Username auto-detected with gh api user --jq .login (cached with lru_cache). No manual --user flags needed. Requires gh auth login as a one-time setup.

Pydantic for schemas

Type safety + auto JSON Schema generation + validation in one place. Models serve double duty as the validation layer and the documentation of the data format.

Similarity as a trigger, not a grade

Character-level Jaccard similarity (_char_overlap) is computed for each translation, but it’s used as an informational metric and a trigger: when similarity falls below 85%, the user is prompted for why their translation differs (formal/informal register, regional preference, context, abbreviation, alternative technical term, etc.). This captures the variation and the reasoning behind it — the most valuable data for improving the translator.

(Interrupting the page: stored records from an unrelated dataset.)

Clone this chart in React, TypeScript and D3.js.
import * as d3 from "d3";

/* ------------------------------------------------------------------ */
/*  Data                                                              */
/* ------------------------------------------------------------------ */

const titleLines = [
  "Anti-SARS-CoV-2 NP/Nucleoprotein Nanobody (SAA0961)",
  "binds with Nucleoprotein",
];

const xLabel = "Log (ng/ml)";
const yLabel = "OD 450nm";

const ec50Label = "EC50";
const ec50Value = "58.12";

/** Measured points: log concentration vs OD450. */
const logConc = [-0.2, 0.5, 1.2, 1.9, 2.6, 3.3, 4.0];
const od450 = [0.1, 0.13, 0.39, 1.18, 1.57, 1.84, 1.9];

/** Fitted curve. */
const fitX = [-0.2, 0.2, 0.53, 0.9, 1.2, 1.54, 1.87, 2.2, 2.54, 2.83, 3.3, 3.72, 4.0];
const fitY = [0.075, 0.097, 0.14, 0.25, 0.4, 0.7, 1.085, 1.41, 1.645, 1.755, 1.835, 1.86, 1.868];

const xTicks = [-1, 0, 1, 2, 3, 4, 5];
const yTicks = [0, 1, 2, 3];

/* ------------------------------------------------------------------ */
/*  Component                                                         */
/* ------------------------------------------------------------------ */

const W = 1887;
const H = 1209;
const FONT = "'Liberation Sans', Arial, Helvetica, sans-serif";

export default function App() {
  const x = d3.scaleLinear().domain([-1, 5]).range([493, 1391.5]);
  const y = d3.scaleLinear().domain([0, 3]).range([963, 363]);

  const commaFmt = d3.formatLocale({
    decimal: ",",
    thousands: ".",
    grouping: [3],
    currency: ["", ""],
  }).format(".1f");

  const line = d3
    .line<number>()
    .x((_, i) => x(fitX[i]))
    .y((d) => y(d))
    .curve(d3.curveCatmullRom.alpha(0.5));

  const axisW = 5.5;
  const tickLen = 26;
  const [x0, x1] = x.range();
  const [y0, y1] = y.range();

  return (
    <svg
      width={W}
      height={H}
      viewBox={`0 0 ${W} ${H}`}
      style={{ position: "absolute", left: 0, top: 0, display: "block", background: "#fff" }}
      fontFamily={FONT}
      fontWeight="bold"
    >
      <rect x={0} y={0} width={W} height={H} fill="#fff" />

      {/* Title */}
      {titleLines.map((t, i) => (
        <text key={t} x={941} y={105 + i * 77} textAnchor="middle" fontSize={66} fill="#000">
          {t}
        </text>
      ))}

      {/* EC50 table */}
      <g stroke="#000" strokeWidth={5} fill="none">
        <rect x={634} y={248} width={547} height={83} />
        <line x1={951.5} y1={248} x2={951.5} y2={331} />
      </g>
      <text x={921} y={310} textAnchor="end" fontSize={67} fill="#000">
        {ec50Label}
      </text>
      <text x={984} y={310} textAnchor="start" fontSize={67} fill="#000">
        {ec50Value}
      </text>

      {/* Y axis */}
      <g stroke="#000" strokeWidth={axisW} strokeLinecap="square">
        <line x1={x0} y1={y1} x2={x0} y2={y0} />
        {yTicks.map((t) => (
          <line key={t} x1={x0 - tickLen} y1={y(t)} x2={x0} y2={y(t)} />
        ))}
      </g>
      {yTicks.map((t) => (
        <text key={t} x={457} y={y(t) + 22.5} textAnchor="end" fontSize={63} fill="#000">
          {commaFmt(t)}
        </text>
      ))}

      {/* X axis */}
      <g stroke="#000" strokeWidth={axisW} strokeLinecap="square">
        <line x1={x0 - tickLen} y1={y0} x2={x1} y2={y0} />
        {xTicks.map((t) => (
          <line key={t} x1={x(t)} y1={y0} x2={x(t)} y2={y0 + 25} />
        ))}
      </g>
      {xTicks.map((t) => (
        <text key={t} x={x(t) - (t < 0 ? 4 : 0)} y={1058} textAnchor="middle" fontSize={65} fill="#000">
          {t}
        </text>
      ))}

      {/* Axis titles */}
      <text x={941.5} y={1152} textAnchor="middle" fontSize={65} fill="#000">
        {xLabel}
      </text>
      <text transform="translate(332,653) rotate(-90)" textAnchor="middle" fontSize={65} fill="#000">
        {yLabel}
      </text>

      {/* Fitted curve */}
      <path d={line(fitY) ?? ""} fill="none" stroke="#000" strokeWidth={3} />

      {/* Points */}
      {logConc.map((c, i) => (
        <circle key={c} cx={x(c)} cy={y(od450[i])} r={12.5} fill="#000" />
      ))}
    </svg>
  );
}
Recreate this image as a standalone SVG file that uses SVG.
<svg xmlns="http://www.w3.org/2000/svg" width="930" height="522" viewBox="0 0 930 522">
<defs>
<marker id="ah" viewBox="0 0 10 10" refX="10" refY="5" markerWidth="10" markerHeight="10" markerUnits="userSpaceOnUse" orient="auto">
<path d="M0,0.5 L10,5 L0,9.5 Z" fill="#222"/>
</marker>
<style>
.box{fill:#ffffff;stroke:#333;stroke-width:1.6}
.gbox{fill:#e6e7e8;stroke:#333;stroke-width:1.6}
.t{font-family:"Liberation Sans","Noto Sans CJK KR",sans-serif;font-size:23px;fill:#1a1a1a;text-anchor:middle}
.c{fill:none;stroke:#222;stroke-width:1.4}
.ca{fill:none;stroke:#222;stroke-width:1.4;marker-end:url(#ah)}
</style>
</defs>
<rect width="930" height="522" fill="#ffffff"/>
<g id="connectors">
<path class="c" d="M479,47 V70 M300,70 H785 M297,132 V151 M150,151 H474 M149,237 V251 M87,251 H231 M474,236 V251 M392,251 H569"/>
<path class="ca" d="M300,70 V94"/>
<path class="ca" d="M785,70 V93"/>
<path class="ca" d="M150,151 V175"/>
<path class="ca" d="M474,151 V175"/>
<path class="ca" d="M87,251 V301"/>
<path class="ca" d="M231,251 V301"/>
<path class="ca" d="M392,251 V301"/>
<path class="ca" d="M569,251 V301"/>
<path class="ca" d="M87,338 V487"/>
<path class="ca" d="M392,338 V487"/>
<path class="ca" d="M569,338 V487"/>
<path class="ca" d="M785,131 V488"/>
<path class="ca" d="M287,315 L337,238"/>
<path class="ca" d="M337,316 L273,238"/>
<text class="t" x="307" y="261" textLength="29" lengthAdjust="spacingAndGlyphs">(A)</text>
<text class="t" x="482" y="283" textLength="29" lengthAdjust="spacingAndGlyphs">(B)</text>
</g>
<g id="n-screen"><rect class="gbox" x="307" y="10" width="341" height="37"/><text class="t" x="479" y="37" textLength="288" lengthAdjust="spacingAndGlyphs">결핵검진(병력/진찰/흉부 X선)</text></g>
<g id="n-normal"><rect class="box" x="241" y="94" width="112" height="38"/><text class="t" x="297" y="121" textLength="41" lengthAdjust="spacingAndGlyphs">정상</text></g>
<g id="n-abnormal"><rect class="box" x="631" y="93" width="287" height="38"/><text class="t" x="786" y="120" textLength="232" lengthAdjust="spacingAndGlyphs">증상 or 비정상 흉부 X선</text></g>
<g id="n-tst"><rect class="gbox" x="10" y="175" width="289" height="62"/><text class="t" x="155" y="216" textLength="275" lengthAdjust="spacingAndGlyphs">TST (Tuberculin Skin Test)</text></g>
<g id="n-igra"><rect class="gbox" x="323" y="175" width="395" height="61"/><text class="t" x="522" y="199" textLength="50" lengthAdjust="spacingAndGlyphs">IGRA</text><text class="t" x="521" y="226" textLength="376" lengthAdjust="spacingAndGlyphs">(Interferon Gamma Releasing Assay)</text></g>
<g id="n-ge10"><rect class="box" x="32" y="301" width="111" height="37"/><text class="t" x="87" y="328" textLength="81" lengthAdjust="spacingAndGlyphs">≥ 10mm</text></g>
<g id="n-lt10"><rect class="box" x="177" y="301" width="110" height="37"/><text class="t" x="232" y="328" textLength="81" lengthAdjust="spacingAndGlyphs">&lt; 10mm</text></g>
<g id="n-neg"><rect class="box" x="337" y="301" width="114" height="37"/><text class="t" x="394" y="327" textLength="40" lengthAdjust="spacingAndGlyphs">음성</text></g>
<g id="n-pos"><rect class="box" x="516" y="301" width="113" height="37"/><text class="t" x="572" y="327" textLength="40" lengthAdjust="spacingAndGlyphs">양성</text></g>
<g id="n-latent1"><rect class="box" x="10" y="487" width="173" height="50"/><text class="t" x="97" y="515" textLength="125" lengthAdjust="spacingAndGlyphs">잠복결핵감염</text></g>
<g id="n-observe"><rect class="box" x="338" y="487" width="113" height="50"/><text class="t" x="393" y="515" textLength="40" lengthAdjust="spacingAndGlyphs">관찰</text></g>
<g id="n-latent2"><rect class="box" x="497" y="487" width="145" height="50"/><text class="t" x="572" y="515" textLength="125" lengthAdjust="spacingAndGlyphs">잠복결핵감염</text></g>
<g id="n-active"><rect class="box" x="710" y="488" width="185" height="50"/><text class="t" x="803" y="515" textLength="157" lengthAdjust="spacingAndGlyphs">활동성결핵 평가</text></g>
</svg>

XP stored per-user in JSON

Each user gets a separate file (results/xp/{username}.json). Avoids write conflicts when multiple RAs work simultaneously. Aggregation happens at display time.

Recursive add() for “add another”

The add command calls itself recursively to allow adding multiple entries in one session without restarting. Simple and works well for CLI UX.

Directory Layout

benchmark.translate-zh-cn/
├── data/
│   ├── terms/
│   │   ├── _seed_economics.json   # Seeded terms (read-only, by domain)
│   │   ├── _seed_mathematics.json
│   │   ├── ...                    # 15 seed files total, 314 terms
│   │   └── {username}.json        # Per-user contributions
│   ├── sentences/
│   │   ├── _seed_lectures.json    # 80 sentences from lecture repos
│   │   └── {username}.json
│   └── paragraphs/
│       ├── _seed_lectures.json    # 17 paragraphs with math/code/directives
│       └── {username}.json
├── prompts/
│   ├── default.txt                # General-purpose translation prompt
│   ├── academic.txt               # Academic register emphasis
│   ├── action-basic.txt           # MyST-aware rules (no glossary)
│   └── action-new.txt             # MyST-aware rules + glossary injection
├── scripts/
│   ├── seed_from_glossary.py      # Seed terms from action-translation glossary
│   ├── seed_from_lectures.py      # Seed sentences/paragraphs from lecture repos
│   └── classify_difficulty.py     # Auto-classify term difficulty
├── results/
│   ├── translations/              # User translation attempts (JSONL per user)
│   ├── model-outputs/             # LLM translations (JSONL per model×prompt)
│   ├── judgments/                  # Judge results (JSONL per user)
│   ├── xp/                        # XP totals per user (JSON per user)
│   └── elo.json                   # Model Elo ratings
├── .cache/
│   ├── glossary.json              # Cached glossary from action-translation
│   └── lectures/                  # Cloned lecture repos (gitignored)
├── docs/
│   ├── _static/dashboard/         # Chart.js dashboard + exported JSON
│   └── ...                        # MyST documentation
├── config.yaml                    # Language pair, domains, targets, glossary URL
├── REVIEW.md                      # Design review & gap analysis
└── src/qebench/                   # Python package (see Module Map above)

Configuration

All language-specific settings live in config.yaml:

language_pair:
  source: en
  target: zh-cn

domains:
  - economics
  - mathematics
  - statistics
  # ...

targets:
  terms: 500
  sentences: 100
  paragraphs: 30

The CLI code is language-agnostic — it reads domain lists and targets from config at runtime. This makes it possible to extract the tool for other language pairs later.